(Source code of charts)
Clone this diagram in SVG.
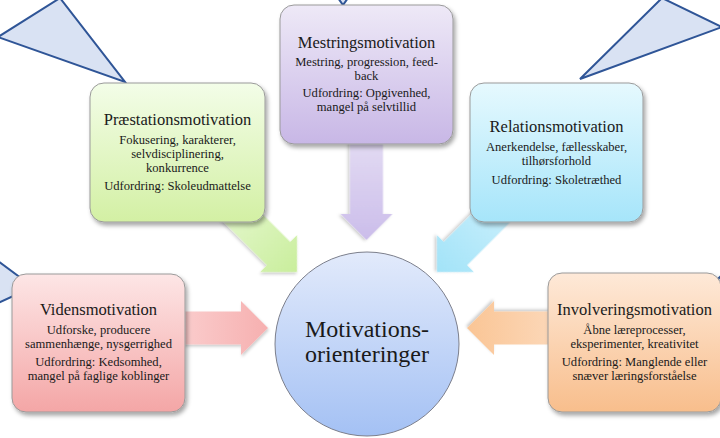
<svg xmlns="http://www.w3.org/2000/svg" width="720" height="438" viewBox="0 0 720 438">
<style>
  .box { stroke:#9a9a9a; stroke-width:1; filter:url(#sh); }
  .t { font-family:"Liberation Serif","Times New Roman",serif; fill:#1a1a1a; text-anchor:middle; }
  .ti { font-size:16.5px; }
  .bd { font-size:12.6px; }
  .big { font-size:24px; }
  .call { fill:#d9e2f3; stroke:#2f5597; stroke-width:2; stroke-linejoin:miter; }
  .arr { filter:url(#sh2); }
</style>
<defs>
  <filter id="sh" x="-10%" y="-10%" width="125%" height="125%">
    <feDropShadow dx="2" dy="3" stdDeviation="2" flood-color="#000" flood-opacity="0.35"/>
  </filter>
  <filter id="sh2" x="-20%" y="-20%" width="140%" height="140%">
    <feDropShadow dx="1" dy="2" stdDeviation="1.5" flood-color="#000" flood-opacity="0.2"/>
  </filter>
  <linearGradient id="gG" x1="0" y1="0" x2="0" y2="1"><stop offset="0" stop-color="#f3fde8"/><stop offset="1" stop-color="#d3f0a4"/></linearGradient>
  <linearGradient id="gP" x1="0" y1="0" x2="0" y2="1"><stop offset="0" stop-color="#eee9f7"/><stop offset="1" stop-color="#c8b7e6"/></linearGradient>
  <linearGradient id="gB" x1="0" y1="0" x2="0" y2="1"><stop offset="0" stop-color="#e6f9fe"/><stop offset="1" stop-color="#a6e5fa"/></linearGradient>
  <linearGradient id="gR" x1="0" y1="0" x2="0" y2="1"><stop offset="0" stop-color="#fde6e6"/><stop offset="1" stop-color="#f4a6a6"/></linearGradient>
  <linearGradient id="gO" x1="0" y1="0" x2="0" y2="1"><stop offset="0" stop-color="#fee9d8"/><stop offset="1" stop-color="#f8be8c"/></linearGradient>
  <linearGradient id="gC" x1="0" y1="0" x2="0" y2="1"><stop offset="0" stop-color="#e2eafb"/><stop offset="1" stop-color="#a4c1f4"/></linearGradient>
  <linearGradient id="aG" x1="0" y1="0" x2="1" y2="0"><stop offset="0" stop-color="#e4f7cc"/><stop offset="1" stop-color="#c9ee9c"/></linearGradient>
  <linearGradient id="aP" x1="0" y1="0" x2="1" y2="0"><stop offset="0" stop-color="#e3dbf3"/><stop offset="1" stop-color="#cbbdea"/></linearGradient>
  <linearGradient id="aB" x1="0" y1="0" x2="1" y2="0"><stop offset="0" stop-color="#c9effc"/><stop offset="1" stop-color="#a2e3f8"/></linearGradient>
  <linearGradient id="aR" x1="0" y1="0" x2="1" y2="0"><stop offset="0" stop-color="#fbd0d0"/><stop offset="1" stop-color="#f6b0b0"/></linearGradient>
  <linearGradient id="aO" x1="0" y1="0" x2="1" y2="0"><stop offset="0" stop-color="#fcd9bb"/><stop offset="1" stop-color="#fac595"/></linearGradient>
</defs>

<g id="callouts">
  <polygon class="call" points="-2,37 125,82 60,-2"/>
  <polygon class="call" points="662,-2 580,79 722,27"/>
  <polygon class="call" points="-2,261 33,287 -2,303"/>
  <polygon class="call" points="722,275 703,294 722,294"/>
  <polygon class="call" points="338,-2 343,5 348,-2"/>
</g>

<g id="connectors">
  <path class="arr" fill="url(#aP)" transform="translate(366.5,240) rotate(90)" d="M0,0 L-26,-26 L-26,-16.5 L-100,-16.5 L-100,16.5 L-26,16.5 L-26,26 Z"/>
  <path class="arr" fill="url(#aG)" transform="translate(297,272) rotate(45)" d="M0,0 L-26,-26 L-26,-16.5 L-95,-16.5 L-95,16.5 L-26,16.5 L-26,26 Z"/>
  <path class="arr" fill="url(#aB)" transform="translate(437,272) rotate(135)" d="M0,0 L-26,-26 L-26,-16.5 L-95,-16.5 L-95,16.5 L-26,16.5 L-26,26 Z"/>
  <path class="arr" fill="url(#aR)" transform="translate(268,328)" d="M0,0 L-27,-27 L-27,-16.5 L-98,-16.5 L-98,16.5 L-27,16.5 L-27,27 Z"/>
  <path class="arr" fill="url(#aO)" transform="translate(467,328) rotate(180)" d="M0,0 L-27,-27 L-27,-16.5 L-93,-16.5 L-93,16.5 L-27,16.5 L-27,27 Z"/>
</g>

<g id="center">
  <circle cx="367" cy="344" r="92" fill="url(#gC)" stroke="#7c7f8c" stroke-width="1"/>
  <text class="t big" x="367" y="337">Motivations-</text>
  <text class="t big" x="367" y="362">orienteringer</text>
</g>

<g id="praestation">
  <rect class="box" x="90" y="83" width="175" height="139" rx="14" fill="url(#gG)"/>
  <text class="t ti" x="177.5" y="125">Præstationsmotivation</text>
  <text class="t bd" x="177.5" y="144">Fokusering, karakterer,</text>
  <text class="t bd" x="177.5" y="158">selvdisciplinering,</text>
  <text class="t bd" x="177.5" y="172">konkurrence</text>
  <text class="t bd" x="177.5" y="190">Udfordring: Skoleudmattelse</text>
</g>

<g id="mestring">
  <rect class="box" x="280" y="5" width="173" height="139" rx="14" fill="url(#gP)"/>
  <text class="t ti" x="366.5" y="48">Mestringsmotivation</text>
  <text class="t bd" x="366.5" y="66">Mestring, progression, feed-</text>
  <text class="t bd" x="366.5" y="80">back</text>
  <text class="t bd" x="366.5" y="97">Udfordring: Opgivenhed,</text>
  <text class="t bd" x="366.5" y="111">mangel på selvtillid</text>
</g>

<g id="relation">
  <rect class="box" x="470" y="83" width="173" height="139" rx="14" fill="url(#gB)"/>
  <text class="t ti" x="556.5" y="132">Relationsmotivation</text>
  <text class="t bd" x="556.5" y="151">Anerkendelse, fællesskaber,</text>
  <text class="t bd" x="556.5" y="165">tilhørsforhold</text>
  <text class="t bd" x="556.5" y="184">Udfordring: Skoletræthed</text>
</g>

<g id="viden">
  <rect class="box" x="12" y="274" width="173" height="138" rx="14" fill="url(#gR)"/>
  <text class="t ti" x="98.5" y="315">Vidensmotivation</text>
  <text class="t bd" x="98.5" y="334">Udforske, producere</text>
  <text class="t bd" x="98.5" y="348">sammenhænge, nysgerrighed</text>
  <text class="t bd" x="98.5" y="366">Udfordring: Kedsomhed,</text>
  <text class="t bd" x="98.5" y="380">mangel på faglige koblinger</text>
</g>

<g id="involvering">
  <rect class="box" x="548" y="273" width="173" height="139" rx="14" fill="url(#gO)"/>
  <text class="t ti" x="634.5" y="315">Involveringsmotivation</text>
  <text class="t bd" x="634.5" y="334">Åbne læreprocesser,</text>
  <text class="t bd" x="634.5" y="348">eksperimenter, kreativitet</text>
  <text class="t bd" x="634.5" y="366">Udfordring: Manglende eller</text>
  <text class="t bd" x="634.5" y="380">snæver læringsforståelse</text>
</g>
</svg>
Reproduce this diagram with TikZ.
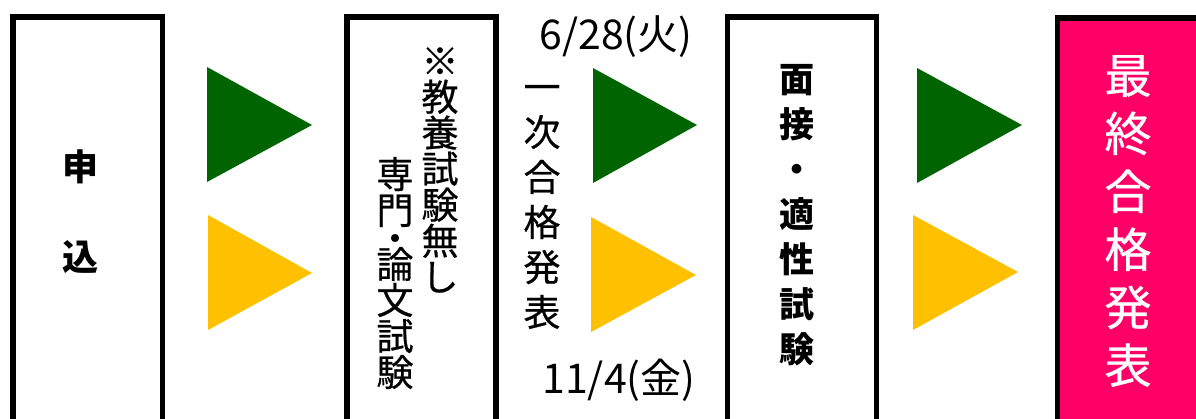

-- INSTRUCTIONS TO FOLLOW --
Reproduce the entries above without change, omitting all pictures.

-- OUTPUT --
Clone this diagram in SVG.
<svg xmlns="http://www.w3.org/2000/svg" width="720" height="438" viewBox="0 0 720 438">
<style>
  .box { stroke:#9a9a9a; stroke-width:1; filter:url(#sh); }
  .t { font-family:"Liberation Serif","Times New Roman",serif; fill:#1a1a1a; text-anchor:middle; }
  .ti { font-size:16.5px; }
  .bd { font-size:12.6px; }
  .big { font-size:24px; }
  .call { fill:#d9e2f3; stroke:#2f5597; stroke-width:2; stroke-linejoin:miter; }
  .arr { filter:url(#sh2); }
</style>
<defs>
  <filter id="sh" x="-10%" y="-10%" width="125%" height="125%">
    <feDropShadow dx="2" dy="3" stdDeviation="2" flood-color="#000" flood-opacity="0.35"/>
  </filter>
  <filter id="sh2" x="-20%" y="-20%" width="140%" height="140%">
    <feDropShadow dx="1" dy="2" stdDeviation="1.5" flood-color="#000" flood-opacity="0.2"/>
  </filter>
  <linearGradient id="gG" x1="0" y1="0" x2="0" y2="1"><stop offset="0" stop-color="#f3fde8"/><stop offset="1" stop-color="#d3f0a4"/></linearGradient>
  <linearGradient id="gP" x1="0" y1="0" x2="0" y2="1"><stop offset="0" stop-color="#eee9f7"/><stop offset="1" stop-color="#c8b7e6"/></linearGradient>
  <linearGradient id="gB" x1="0" y1="0" x2="0" y2="1"><stop offset="0" stop-color="#e6f9fe"/><stop offset="1" stop-color="#a6e5fa"/></linearGradient>
  <linearGradient id="gR" x1="0" y1="0" x2="0" y2="1"><stop offset="0" stop-color="#fde6e6"/><stop offset="1" stop-color="#f4a6a6"/></linearGradient>
  <linearGradient id="gO" x1="0" y1="0" x2="0" y2="1"><stop offset="0" stop-color="#fee9d8"/><stop offset="1" stop-color="#f8be8c"/></linearGradient>
  <linearGradient id="gC" x1="0" y1="0" x2="0" y2="1"><stop offset="0" stop-color="#e2eafb"/><stop offset="1" stop-color="#a4c1f4"/></linearGradient>
  <linearGradient id="aG" x1="0" y1="0" x2="1" y2="0"><stop offset="0" stop-color="#e4f7cc"/><stop offset="1" stop-color="#c9ee9c"/></linearGradient>
  <linearGradient id="aP" x1="0" y1="0" x2="1" y2="0"><stop offset="0" stop-color="#e3dbf3"/><stop offset="1" stop-color="#cbbdea"/></linearGradient>
  <linearGradient id="aB" x1="0" y1="0" x2="1" y2="0"><stop offset="0" stop-color="#c9effc"/><stop offset="1" stop-color="#a2e3f8"/></linearGradient>
  <linearGradient id="aR" x1="0" y1="0" x2="1" y2="0"><stop offset="0" stop-color="#fbd0d0"/><stop offset="1" stop-color="#f6b0b0"/></linearGradient>
  <linearGradient id="aO" x1="0" y1="0" x2="1" y2="0"><stop offset="0" stop-color="#fcd9bb"/><stop offset="1" stop-color="#fac595"/></linearGradient>
</defs>

<g id="callouts">
  <polygon class="call" points="-2,37 125,82 60,-2"/>
  <polygon class="call" points="662,-2 580,79 722,27"/>
  <polygon class="call" points="-2,261 33,287 -2,303"/>
  <polygon class="call" points="722,275 703,294 722,294"/>
  <polygon class="call" points="338,-2 343,5 348,-2"/>
</g>

<g id="connectors">
  <path class="arr" fill="url(#aP)" transform="translate(366.5,240) rotate(90)" d="M0,0 L-26,-26 L-26,-16.5 L-100,-16.5 L-100,16.5 L-26,16.5 L-26,26 Z"/>
  <path class="arr" fill="url(#aG)" transform="translate(297,272) rotate(45)" d="M0,0 L-26,-26 L-26,-16.5 L-95,-16.5 L-95,16.5 L-26,16.5 L-26,26 Z"/>
  <path class="arr" fill="url(#aB)" transform="translate(437,272) rotate(135)" d="M0,0 L-26,-26 L-26,-16.5 L-95,-16.5 L-95,16.5 L-26,16.5 L-26,26 Z"/>
  <path class="arr" fill="url(#aR)" transform="translate(268,328)" d="M0,0 L-27,-27 L-27,-16.5 L-98,-16.5 L-98,16.5 L-27,16.5 L-27,27 Z"/>
  <path class="arr" fill="url(#aO)" transform="translate(467,328) rotate(180)" d="M0,0 L-27,-27 L-27,-16.5 L-93,-16.5 L-93,16.5 L-27,16.5 L-27,27 Z"/>
</g>

<g id="center">
  <circle cx="367" cy="344" r="92" fill="url(#gC)" stroke="#7c7f8c" stroke-width="1"/>
  <text class="t big" x="367" y="337">Motivations-</text>
  <text class="t big" x="367" y="362">orienteringer</text>
</g>

<g id="praestation">
  <rect class="box" x="90" y="83" width="175" height="139" rx="14" fill="url(#gG)"/>
  <text class="t ti" x="177.5" y="125">Præstationsmotivation</text>
  <text class="t bd" x="177.5" y="144">Fokusering, karakterer,</text>
  <text class="t bd" x="177.5" y="158">selvdisciplinering,</text>
  <text class="t bd" x="177.5" y="172">konkurrence</text>
  <text class="t bd" x="177.5" y="190">Udfordring: Skoleudmattelse</text>
</g>

<g id="mestring">
  <rect class="box" x="280" y="5" width="173" height="139" rx="14" fill="url(#gP)"/>
  <text class="t ti" x="366.5" y="48">Mestringsmotivation</text>
  <text class="t bd" x="366.5" y="66">Mestring, progression, feed-</text>
  <text class="t bd" x="366.5" y="80">back</text>
  <text class="t bd" x="366.5" y="97">Udfordring: Opgivenhed,</text>
  <text class="t bd" x="366.5" y="111">mangel på selvtillid</text>
</g>

<g id="relation">
  <rect class="box" x="470" y="83" width="173" height="139" rx="14" fill="url(#gB)"/>
  <text class="t ti" x="556.5" y="132">Relationsmotivation</text>
  <text class="t bd" x="556.5" y="151">Anerkendelse, fællesskaber,</text>
  <text class="t bd" x="556.5" y="165">tilhørsforhold</text>
  <text class="t bd" x="556.5" y="184">Udfordring: Skoletræthed</text>
</g>

<g id="viden">
  <rect class="box" x="12" y="274" width="173" height="138" rx="14" fill="url(#gR)"/>
  <text class="t ti" x="98.5" y="315">Vidensmotivation</text>
  <text class="t bd" x="98.5" y="334">Udforske, producere</text>
  <text class="t bd" x="98.5" y="348">sammenhænge, nysgerrighed</text>
  <text class="t bd" x="98.5" y="366">Udfordring: Kedsomhed,</text>
  <text class="t bd" x="98.5" y="380">mangel på faglige koblinger</text>
</g>

<g id="involvering">
  <rect class="box" x="548" y="273" width="173" height="139" rx="14" fill="url(#gO)"/>
  <text class="t ti" x="634.5" y="315">Involveringsmotivation</text>
  <text class="t bd" x="634.5" y="334">Åbne læreprocesser,</text>
  <text class="t bd" x="634.5" y="348">eksperimenter, kreativitet</text>
  <text class="t bd" x="634.5" y="366">Udfordring: Manglende eller</text>
  <text class="t bd" x="634.5" y="380">snæver læringsforståelse</text>
</g>
</svg>
Reproduce this diagram with TikZ.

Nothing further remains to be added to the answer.